Charts and diagrams as code
^^^^^^^^
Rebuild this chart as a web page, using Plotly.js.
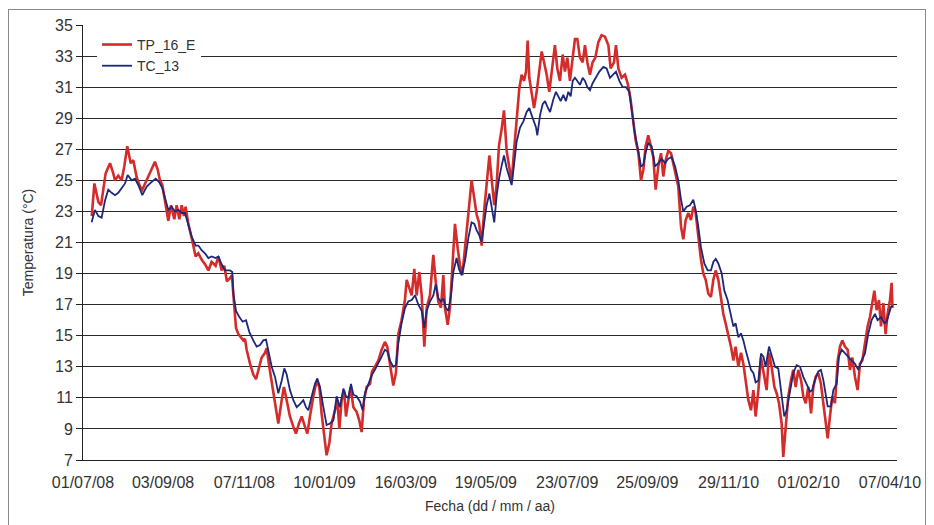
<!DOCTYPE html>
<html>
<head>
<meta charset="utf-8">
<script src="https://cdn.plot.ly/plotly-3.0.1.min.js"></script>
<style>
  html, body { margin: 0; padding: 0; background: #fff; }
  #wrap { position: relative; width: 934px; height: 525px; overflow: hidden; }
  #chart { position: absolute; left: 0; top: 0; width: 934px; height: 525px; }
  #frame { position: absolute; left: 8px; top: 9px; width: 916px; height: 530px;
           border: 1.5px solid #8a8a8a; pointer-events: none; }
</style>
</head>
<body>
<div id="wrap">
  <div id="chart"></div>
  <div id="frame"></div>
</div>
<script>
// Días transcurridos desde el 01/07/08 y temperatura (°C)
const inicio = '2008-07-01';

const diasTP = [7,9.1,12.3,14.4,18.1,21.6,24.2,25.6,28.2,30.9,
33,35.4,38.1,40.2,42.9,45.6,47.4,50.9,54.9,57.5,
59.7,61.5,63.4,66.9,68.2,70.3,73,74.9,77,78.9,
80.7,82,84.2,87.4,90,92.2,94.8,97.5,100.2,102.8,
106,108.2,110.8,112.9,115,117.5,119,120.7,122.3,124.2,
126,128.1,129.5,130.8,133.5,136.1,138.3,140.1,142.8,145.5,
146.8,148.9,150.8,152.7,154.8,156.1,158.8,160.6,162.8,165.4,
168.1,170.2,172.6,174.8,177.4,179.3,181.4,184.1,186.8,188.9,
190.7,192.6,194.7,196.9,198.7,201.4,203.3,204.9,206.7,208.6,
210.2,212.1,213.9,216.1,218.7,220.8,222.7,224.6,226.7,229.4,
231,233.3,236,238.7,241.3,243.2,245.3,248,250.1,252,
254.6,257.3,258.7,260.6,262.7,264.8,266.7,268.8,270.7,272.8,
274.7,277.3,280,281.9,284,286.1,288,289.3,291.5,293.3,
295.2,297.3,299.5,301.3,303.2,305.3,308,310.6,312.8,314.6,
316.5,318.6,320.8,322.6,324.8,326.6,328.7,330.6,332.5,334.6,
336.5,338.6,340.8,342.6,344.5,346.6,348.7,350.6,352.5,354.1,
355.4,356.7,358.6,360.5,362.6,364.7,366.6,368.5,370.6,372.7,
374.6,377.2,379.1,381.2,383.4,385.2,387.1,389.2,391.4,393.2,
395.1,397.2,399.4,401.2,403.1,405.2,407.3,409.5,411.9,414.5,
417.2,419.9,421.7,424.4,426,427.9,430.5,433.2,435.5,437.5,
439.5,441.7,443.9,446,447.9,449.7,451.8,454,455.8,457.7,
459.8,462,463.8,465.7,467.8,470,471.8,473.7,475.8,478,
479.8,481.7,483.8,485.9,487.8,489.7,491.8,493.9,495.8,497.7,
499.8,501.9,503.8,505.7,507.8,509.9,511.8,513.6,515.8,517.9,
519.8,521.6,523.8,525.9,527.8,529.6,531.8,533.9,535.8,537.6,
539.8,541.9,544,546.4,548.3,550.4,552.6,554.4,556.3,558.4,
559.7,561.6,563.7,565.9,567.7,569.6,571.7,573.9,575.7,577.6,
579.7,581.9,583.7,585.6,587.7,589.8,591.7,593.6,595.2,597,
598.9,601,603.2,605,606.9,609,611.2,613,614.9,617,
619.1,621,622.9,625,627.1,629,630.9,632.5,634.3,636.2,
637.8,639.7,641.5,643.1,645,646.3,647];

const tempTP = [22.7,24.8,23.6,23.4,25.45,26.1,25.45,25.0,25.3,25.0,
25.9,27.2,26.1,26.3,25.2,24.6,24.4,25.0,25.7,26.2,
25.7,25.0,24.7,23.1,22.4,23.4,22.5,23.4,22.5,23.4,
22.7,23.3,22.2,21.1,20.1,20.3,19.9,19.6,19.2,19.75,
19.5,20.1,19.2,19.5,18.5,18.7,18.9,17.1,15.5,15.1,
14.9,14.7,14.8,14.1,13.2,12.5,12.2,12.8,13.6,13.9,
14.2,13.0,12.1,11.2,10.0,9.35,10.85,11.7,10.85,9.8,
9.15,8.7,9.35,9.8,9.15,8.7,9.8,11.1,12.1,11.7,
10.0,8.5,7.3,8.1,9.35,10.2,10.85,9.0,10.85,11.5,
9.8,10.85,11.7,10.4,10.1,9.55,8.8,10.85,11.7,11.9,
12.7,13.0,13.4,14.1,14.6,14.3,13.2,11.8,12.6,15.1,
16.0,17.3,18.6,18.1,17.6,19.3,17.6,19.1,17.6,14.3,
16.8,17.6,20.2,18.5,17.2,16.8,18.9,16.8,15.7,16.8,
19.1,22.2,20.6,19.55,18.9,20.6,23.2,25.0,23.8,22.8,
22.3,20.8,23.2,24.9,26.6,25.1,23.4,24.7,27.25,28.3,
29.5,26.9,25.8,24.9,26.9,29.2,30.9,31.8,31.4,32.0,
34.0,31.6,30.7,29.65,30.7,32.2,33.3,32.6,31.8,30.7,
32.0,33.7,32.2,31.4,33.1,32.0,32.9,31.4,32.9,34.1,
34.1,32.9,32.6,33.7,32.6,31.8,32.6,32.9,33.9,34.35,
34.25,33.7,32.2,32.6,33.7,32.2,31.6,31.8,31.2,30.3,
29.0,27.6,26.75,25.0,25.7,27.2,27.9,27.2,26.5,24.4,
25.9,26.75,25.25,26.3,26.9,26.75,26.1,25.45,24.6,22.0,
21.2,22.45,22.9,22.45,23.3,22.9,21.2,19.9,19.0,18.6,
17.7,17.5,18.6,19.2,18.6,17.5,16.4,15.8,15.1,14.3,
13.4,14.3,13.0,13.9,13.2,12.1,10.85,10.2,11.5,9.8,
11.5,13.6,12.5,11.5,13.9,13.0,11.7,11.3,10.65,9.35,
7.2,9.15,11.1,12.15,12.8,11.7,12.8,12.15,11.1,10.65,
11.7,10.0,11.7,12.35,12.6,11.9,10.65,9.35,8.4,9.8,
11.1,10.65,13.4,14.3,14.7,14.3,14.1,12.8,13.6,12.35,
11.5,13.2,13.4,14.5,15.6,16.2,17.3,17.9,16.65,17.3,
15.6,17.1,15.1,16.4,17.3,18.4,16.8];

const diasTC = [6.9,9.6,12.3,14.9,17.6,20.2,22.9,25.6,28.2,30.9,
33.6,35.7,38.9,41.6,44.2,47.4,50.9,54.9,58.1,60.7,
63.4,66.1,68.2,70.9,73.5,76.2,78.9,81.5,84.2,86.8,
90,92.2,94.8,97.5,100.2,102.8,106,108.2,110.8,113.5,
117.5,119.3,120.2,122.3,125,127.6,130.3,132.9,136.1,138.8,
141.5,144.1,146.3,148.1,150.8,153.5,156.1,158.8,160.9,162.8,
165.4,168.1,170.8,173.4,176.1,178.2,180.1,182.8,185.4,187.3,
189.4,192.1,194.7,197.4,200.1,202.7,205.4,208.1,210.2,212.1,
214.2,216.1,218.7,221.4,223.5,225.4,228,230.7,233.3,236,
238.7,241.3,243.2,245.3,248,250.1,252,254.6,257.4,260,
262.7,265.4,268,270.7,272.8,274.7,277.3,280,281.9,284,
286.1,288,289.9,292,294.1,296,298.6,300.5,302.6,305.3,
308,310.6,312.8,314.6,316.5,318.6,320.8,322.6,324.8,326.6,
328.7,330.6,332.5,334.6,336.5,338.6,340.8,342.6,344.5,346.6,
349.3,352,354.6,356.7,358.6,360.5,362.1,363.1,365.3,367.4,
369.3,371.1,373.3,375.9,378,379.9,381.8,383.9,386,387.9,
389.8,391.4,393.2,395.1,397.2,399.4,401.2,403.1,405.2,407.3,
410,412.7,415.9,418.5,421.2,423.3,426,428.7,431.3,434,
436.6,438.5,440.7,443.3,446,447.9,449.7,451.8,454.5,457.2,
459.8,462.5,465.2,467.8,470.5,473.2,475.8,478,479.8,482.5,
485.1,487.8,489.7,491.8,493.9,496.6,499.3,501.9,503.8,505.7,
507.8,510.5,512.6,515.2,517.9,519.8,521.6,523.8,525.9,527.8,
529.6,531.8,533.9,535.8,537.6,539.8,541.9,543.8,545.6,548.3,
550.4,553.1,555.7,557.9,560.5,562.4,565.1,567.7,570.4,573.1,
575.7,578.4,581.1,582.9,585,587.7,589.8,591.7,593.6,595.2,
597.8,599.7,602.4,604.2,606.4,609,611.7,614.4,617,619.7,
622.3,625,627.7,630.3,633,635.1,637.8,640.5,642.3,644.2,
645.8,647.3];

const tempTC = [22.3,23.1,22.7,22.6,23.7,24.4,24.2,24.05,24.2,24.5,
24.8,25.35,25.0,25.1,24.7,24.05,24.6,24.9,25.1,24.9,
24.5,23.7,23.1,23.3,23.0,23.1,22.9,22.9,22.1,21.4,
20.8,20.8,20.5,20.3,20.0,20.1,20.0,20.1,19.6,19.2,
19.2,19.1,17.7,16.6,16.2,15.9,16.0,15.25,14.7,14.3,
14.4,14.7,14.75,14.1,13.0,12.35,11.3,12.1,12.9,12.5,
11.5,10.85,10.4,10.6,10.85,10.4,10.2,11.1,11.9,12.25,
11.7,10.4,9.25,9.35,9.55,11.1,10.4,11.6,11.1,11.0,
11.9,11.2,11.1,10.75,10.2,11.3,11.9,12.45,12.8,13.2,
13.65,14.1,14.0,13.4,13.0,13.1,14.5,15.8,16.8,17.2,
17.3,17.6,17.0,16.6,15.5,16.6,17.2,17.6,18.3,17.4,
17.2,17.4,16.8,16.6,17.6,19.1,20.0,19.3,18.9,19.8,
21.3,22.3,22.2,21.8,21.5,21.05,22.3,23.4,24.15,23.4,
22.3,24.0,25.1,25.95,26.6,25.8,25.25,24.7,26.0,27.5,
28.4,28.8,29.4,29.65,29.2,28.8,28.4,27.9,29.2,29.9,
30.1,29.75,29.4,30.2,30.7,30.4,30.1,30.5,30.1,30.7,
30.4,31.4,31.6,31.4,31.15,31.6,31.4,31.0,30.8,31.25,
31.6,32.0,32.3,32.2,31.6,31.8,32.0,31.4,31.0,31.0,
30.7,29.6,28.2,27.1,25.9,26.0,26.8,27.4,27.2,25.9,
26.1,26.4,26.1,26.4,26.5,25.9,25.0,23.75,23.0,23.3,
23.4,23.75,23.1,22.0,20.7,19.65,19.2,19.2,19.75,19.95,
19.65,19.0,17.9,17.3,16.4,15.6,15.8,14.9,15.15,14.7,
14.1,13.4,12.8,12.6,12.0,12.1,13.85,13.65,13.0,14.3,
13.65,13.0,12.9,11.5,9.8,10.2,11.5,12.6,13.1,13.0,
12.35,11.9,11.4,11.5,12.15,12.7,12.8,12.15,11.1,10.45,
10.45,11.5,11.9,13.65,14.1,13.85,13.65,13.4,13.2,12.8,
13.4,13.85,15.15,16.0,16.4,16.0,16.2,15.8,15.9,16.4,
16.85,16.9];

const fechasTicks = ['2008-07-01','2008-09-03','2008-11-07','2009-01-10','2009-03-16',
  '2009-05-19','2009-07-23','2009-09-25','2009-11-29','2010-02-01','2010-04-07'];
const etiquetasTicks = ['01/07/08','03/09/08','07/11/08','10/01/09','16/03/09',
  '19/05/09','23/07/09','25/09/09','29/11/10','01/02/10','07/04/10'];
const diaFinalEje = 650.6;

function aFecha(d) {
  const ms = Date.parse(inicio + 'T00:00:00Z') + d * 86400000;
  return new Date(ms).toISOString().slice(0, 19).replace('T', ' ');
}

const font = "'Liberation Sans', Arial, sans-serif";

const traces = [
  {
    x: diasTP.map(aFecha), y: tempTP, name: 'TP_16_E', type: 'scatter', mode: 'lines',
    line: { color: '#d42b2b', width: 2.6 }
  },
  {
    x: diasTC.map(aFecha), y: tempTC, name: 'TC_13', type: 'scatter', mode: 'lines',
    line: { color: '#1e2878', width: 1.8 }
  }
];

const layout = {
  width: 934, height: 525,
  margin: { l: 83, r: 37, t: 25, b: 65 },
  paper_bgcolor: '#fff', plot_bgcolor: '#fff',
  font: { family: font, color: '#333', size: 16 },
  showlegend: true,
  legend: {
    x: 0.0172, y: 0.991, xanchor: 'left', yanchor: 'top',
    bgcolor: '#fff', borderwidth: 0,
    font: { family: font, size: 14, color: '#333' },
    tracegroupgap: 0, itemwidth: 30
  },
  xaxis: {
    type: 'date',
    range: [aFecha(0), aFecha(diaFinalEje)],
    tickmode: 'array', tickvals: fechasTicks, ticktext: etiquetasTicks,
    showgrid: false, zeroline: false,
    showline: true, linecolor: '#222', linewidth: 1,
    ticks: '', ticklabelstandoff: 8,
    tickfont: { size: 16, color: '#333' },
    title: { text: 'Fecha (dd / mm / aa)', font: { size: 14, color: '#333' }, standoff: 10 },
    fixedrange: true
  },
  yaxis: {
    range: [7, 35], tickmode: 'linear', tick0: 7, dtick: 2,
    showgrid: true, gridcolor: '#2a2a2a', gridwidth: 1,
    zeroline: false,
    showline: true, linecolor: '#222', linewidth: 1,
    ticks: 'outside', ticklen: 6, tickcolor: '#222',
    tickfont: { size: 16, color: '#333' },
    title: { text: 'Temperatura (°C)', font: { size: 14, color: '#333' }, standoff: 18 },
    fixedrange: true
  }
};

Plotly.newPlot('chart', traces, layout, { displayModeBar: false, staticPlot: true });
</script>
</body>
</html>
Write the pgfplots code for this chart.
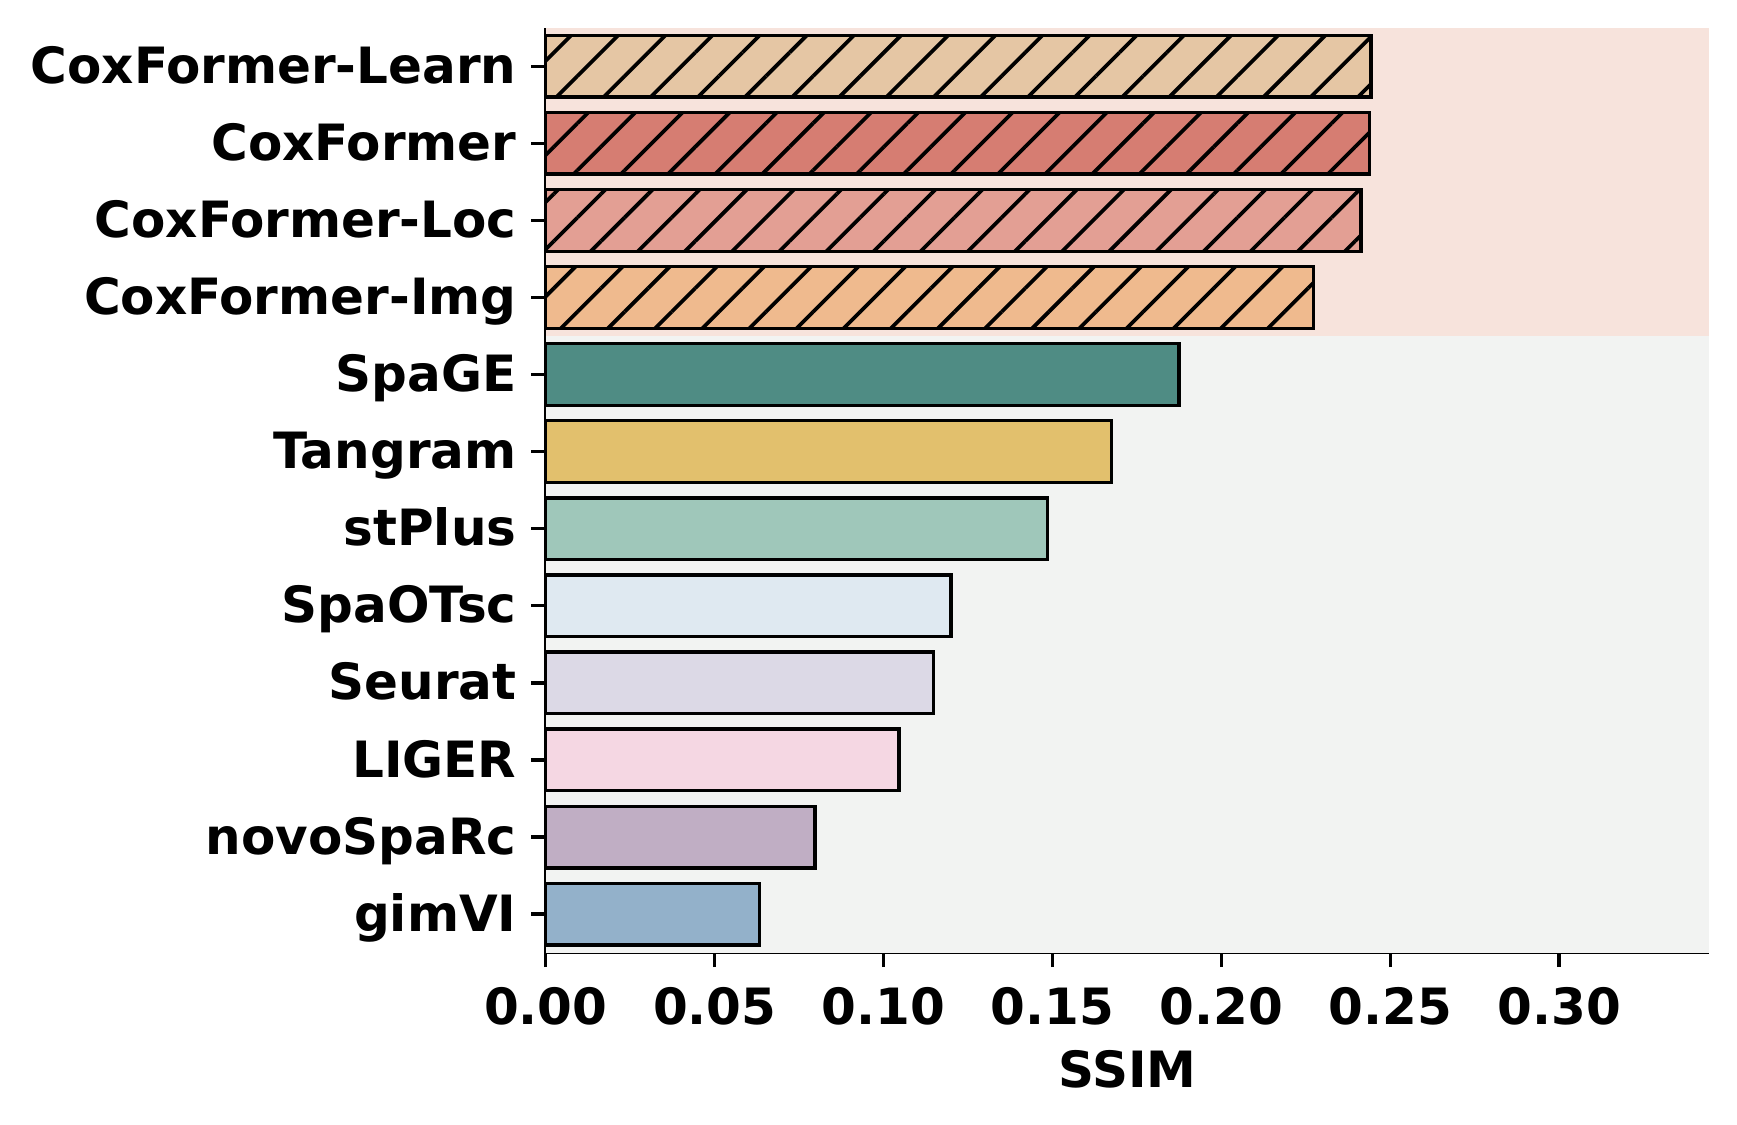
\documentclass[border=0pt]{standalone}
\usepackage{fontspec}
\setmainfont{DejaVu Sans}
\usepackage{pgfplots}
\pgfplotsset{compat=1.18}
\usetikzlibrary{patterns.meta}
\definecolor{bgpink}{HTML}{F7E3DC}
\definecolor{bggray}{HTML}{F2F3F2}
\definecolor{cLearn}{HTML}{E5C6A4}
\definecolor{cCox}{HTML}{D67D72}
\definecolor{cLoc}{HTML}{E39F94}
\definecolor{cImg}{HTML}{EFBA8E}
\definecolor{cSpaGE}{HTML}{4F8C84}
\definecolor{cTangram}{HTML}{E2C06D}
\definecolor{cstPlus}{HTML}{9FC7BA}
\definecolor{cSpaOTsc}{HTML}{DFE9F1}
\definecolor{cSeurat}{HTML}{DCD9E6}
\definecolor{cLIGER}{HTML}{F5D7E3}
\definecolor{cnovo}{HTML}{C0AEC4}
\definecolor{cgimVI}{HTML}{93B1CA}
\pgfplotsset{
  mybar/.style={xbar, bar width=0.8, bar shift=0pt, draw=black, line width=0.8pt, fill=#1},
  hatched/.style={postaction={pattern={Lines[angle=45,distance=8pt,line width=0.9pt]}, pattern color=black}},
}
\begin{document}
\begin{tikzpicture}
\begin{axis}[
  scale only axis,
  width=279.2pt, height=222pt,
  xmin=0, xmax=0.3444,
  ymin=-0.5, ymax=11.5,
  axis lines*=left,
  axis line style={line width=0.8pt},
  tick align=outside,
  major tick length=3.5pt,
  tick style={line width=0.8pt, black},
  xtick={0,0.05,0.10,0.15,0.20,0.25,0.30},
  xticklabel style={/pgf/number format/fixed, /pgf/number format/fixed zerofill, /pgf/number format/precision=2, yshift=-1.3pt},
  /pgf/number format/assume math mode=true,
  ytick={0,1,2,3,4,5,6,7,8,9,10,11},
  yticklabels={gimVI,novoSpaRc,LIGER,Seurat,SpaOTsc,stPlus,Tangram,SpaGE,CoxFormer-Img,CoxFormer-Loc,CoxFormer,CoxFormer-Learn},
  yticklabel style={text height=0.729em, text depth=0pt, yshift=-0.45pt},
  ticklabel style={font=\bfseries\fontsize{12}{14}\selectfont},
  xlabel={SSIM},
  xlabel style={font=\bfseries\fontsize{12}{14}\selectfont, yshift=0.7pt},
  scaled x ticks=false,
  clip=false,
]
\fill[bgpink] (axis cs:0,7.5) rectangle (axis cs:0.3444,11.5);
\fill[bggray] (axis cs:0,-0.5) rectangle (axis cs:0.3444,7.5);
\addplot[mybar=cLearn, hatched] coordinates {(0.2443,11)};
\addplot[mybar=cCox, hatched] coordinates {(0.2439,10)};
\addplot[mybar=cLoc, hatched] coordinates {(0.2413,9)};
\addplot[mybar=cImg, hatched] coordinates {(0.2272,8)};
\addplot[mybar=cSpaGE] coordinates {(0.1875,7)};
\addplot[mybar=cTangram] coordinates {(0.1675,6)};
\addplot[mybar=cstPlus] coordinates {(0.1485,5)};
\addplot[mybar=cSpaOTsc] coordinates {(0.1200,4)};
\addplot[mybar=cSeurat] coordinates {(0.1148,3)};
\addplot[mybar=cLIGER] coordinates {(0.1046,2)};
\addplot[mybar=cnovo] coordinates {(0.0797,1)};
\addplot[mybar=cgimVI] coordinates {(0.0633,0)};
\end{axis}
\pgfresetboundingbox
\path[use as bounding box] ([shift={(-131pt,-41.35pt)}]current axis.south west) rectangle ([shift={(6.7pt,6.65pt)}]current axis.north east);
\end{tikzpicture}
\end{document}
^^^^^^^^
## WHAT IS EXPECTED
Work out how many lines of the data hold the string "this". Reply with that number alone.

## FINISHED ANSWER
2